All the religious poems that were not assigned to Caedmon
"THE WANDERER" in R.F.Leslie's "Theme & Structure" in Stevens & Mandel's O.E.LIT (139-162)”The Wanderer": one of a group of O.E. poems similar in elegiac tone & lyrical feeling. The situations they portray are universal, typically human but seen through the eyes of individuals. "The Wanderer" preserves its individuality in the midst of generalizations.
In the XIX century it was believed to be a pagan poem with Christian interpolations added by the scribes. Now the general belief is that of a juxtaposition between the transience of this world & th changelessness & security of the heavenly kingdom. The poem shouldn't be taken as the utterance of the poet because there is reference to other speakers.
1st 5 lines: generalizations by the Wanderer. L. 1-2a: contrast between mercy of God "Maker's mercy" with inexorability of fate "Wierd is set fast"(2b-5). However, these are not being contrasted. The Wanderer is maintaining that God in his mercy often chooses to override the course of events. There is also an allusion to an exiled wanderer that is developed in the next passage.
Ll. 6-7: monologue interrupted to emphasize wanderer's experience, his suffering. Monologue resumed in Ll. 8-9 "Alone am I driven ..." on a more personal note. Some critics see a guilty secret (10-12), but what he is really saying that there is nobody with whom he would open up, because those of his generation are dead, or maybe his gold-friend. L. 13-15 male society, & male considered virtues: a man should keep things to himself, though it is not easy "no mean virtue". 2 kennings in these lines. L. 17-20: it is not good to worry because a sad spirit cannot defy fate & men desirous of a high reputation keep their sorrows to themselves.

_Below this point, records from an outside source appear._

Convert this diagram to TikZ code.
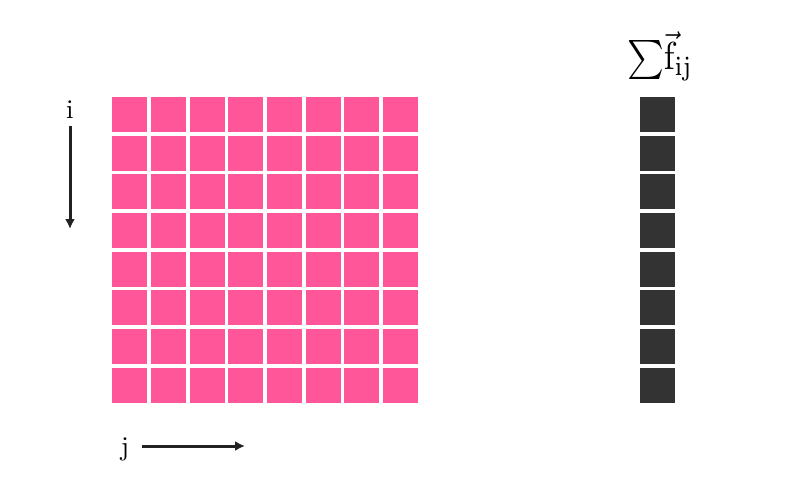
\documentclass[tikz,border=0pt]{standalone}
\usetikzlibrary{arrows.meta}
\definecolor{cellpink}{HTML}{FF5599}
\definecolor{celldark}{HTML}{333333}
\definecolor{arrowdark}{HTML}{222222}
\begin{document}
\begin{tikzpicture}[x=1pt,y=-1pt,
  pinkcell/.style={fill=cellpink,draw=none,minimum width=35pt,minimum height=35pt,inner sep=0pt,anchor=north west},
  darkcell/.style={fill=celldark,draw=none,minimum width=35pt,minimum height=35pt,inner sep=0pt,anchor=north west},
  axis/.style={draw=arrowdark,line width=3pt,-{Latex[length=10pt,width=10pt]}},
  lbl/.style={inner sep=0pt}]
\useasboundingbox (0,0) rectangle (800,500);
\foreach \r in {0,...,7}{
  \foreach \c in {0,...,7}{
    \node[pinkcell] (p\r\c) at (112+\c*38.7,96.7+\r*38.7) {};
  }
  \node[darkcell] (d\r) at (639.5,96.7+\r*38.7) {};
}
\node[lbl,anchor=base] (ilab) at (70,118) {\scalebox{2.7}{i}};
\coordinate (itop) at (70,126);
\coordinate (ibot) at (70,229);
\draw[axis] (itop) -- (ibot);
\node[lbl,anchor=base] (jlab) at (125,455) {\scalebox{2.7}{j}};
\coordinate (jl) at (142,446);
\coordinate (jr) at (245,446);
\draw[axis] (jl) -- (jr);
\node[inner sep=0pt] (sumlab) at (660,56) {\scalebox{3.5}[3.9]{${\sum}\vec{\mathrm{f}}_{\mathrm{ij}}$}};
\end{tikzpicture}
\end{document}
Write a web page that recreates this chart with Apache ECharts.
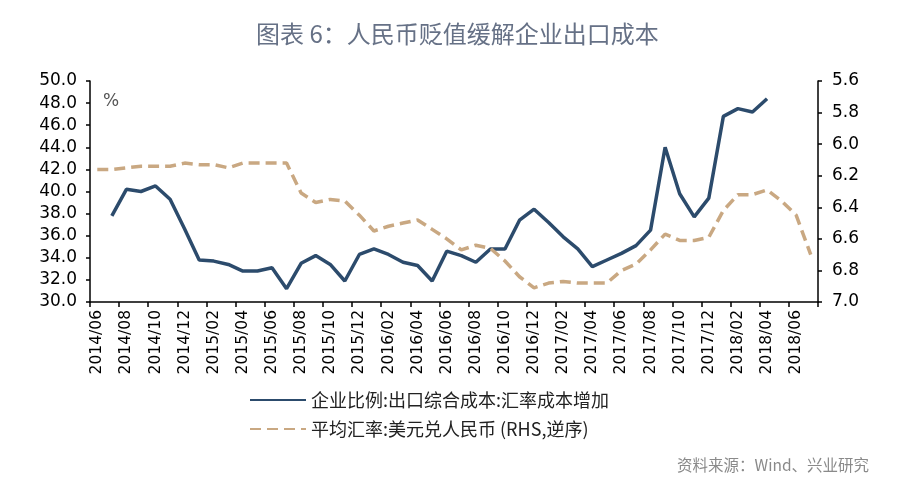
<!DOCTYPE html>
<html>
<head>
<meta charset="utf-8">
<script src="https://cdn.jsdelivr.net/npm/echarts@6/dist/echarts.min.js"></script>
<style>html,body{margin:0;padding:0;background:#fff;}#c{width:900px;height:493px;}</style>
</head>
<body>
<div id="c"></div>
<script>
var categories = ['2014/06','2014/07','2014/08','2014/09','2014/10','2014/11','2014/12',
'2015/01','2015/02','2015/03','2015/04','2015/05','2015/06','2015/07','2015/08','2015/09','2015/10','2015/11','2015/12',
'2016/01','2016/02','2016/03','2016/04','2016/05','2016/06','2016/07','2016/08','2016/09','2016/10','2016/11','2016/12',
'2017/01','2017/02','2017/03','2017/04','2017/05','2017/06','2017/07','2017/08','2017/09','2017/10','2017/11','2017/12',
'2018/01','2018/02','2018/03','2018/04','2018/05','2018/06','2018/07'];
var costShare = [null,37.8,40.2,40.0,40.5,39.3,36.6,
33.8,33.7,33.4,32.8,32.8,33.1,31.2,33.5,34.2,33.4,31.9,34.3,
34.8,34.3,33.6,33.3,31.9,34.6,34.2,33.6,34.8,34.8,37.4,38.4,
37.2,35.9,34.8,33.2,33.8,34.4,35.1,36.5,44.0,39.8,37.7,39.4,
46.8,47.5,47.2,48.4,null,null,null];
var usdCny = [6.16,6.16,6.15,6.14,6.14,6.14,6.12,
6.13,6.13,6.15,6.12,6.12,6.12,6.12,6.31,6.37,6.35,6.36,6.45,
6.55,6.52,6.50,6.48,6.54,6.60,6.67,6.64,6.66,6.74,6.84,6.91,
6.88,6.87,6.88,6.88,6.88,6.80,6.76,6.67,6.57,6.61,6.61,6.59,
6.42,6.32,6.32,6.29,6.36,6.45,6.70];
var seriesNames = ['企业比例:出口综合成本:汇率成本增加', '平均汇率:美元兑人民币 (RHS,逆序)'];
var titleText = '图表 6：人民币贬值缓解企业出口成本';
var sourceText = '资料来源：Wind、兴业研究';

var chart = echarts.init(document.getElementById('c'));
var axisCommon = {
  axisLine: {show: true, lineStyle: {color: '#000', width: 1.5}},
  axisTick: {show: true, length: 4, lineStyle: {color: '#000', width: 1.5}},
  splitLine: {show: false}
};
chart.setOption({
  animation: false,
  backgroundColor: '#fff',
  grid: {left: 90, right: 82, top: 81, bottom: 191, containLabel: false},
  graphic: [
    {type: 'text', left: 256, top: 22, style: {text: titleText, fill: '#667186', fontSize: 24, fontFamily: 'Noto Sans CJK SC'}},
    {type: 'text', left: 103, top: 93, style: {text: '%', fill: '#555', fontSize: 17, fontFamily: 'DejaVu Sans'}},
    {type: 'text', right: 31, top: 457, style: {text: sourceText, fill: '#8a8a8a', fontSize: 15.5, fontFamily: 'Noto Sans CJK SC'}}
  ],
  legend: {
    orient: 'vertical', left: 244, top: 386, itemWidth: 56, itemHeight: 14, itemGap: 11,
    itemStyle: {opacity: 0},
    textStyle: {fontSize: 18, color: '#222', fontFamily: 'Noto Sans CJK SC'},
    data: seriesNames
  },
  xAxis: Object.assign({}, axisCommon, {
    type: 'category', data: categories, boundaryGap: true,
    axisTick: {show: true, length: 5, interval: 1, lineStyle: {color: '#000', width: 1.5}},
    axisLabel: {interval: 1, rotate: 90, margin: 8, color: '#000', fontSize: 15.5, fontFamily: 'DejaVu Sans'}
  }),
  yAxis: [
    Object.assign({}, axisCommon, {
      type: 'value', min: 30, max: 50, interval: 2, position: 'left',
      axisLabel: {margin: 13, color: '#000', fontSize: 17, fontFamily: 'DejaVu Sans', formatter: function(v){return v.toFixed(1);}}
    }),
    Object.assign({}, axisCommon, {
      type: 'value', min: 5.6, max: 7.0, interval: 0.2, inverse: true, position: 'right',
      axisLabel: {margin: 14, color: '#000', fontSize: 17, fontFamily: 'DejaVu Sans', formatter: function(v){return v.toFixed(1);}}
    })
  ],
  series: [
    {name: seriesNames[0], type: 'line', yAxisIndex: 0, data: costShare, symbol: 'none', connectNulls: false,
      lineStyle: {color: '#2c4b6c', width: 3.5}, itemStyle: {color: '#2c4b6c'}},
    {name: seriesNames[1], type: 'line', yAxisIndex: 1, data: usdCny, symbol: 'none',
      lineStyle: {color: '#c9a882', width: 3.5, type: [11, 6]}, itemStyle: {color: '#c9a882'}}
  ]
});
</script>
</body>
</html>
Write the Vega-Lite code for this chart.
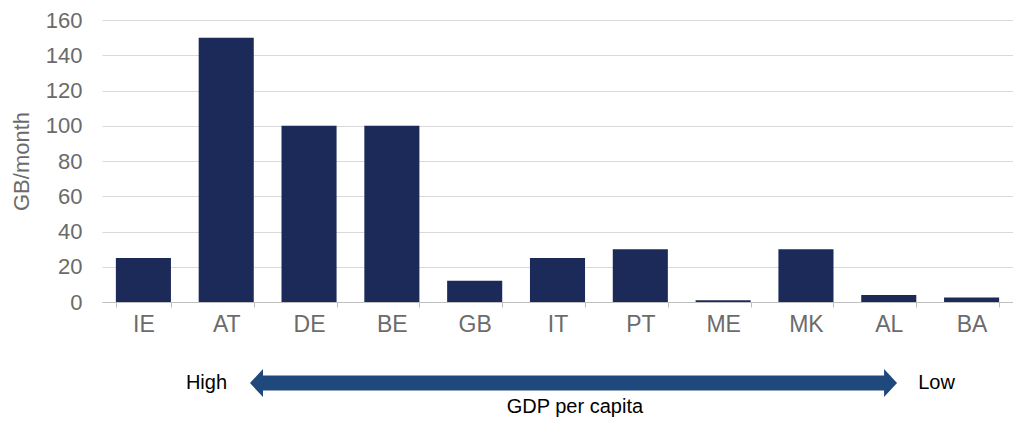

Ll. 19-29: Wanderer's specific application to his own past "must I also curb (keep feelings under control) my mind" & gives more information about his life "cut off from country". His troubles began with the burial of his lord (22-23), his depart from his native land: "from kind far distant" (20b) & his voyage across the sea "I went ... over the waves bound" to seek another lord (25-29a). He sought a "gold-giver" (25), one who would comfort him (28) that takes us to the closing lines of the poem where he says: "Well it is for him who seeks forgiveness, / the Heavenly Father's solace, in whom all our fastness stands." Leslie believes that in spite of the change of pronoun the monologue continues and is resumed in the first person at l. 58-62, connected in theme & pronoun with L. 8-29a.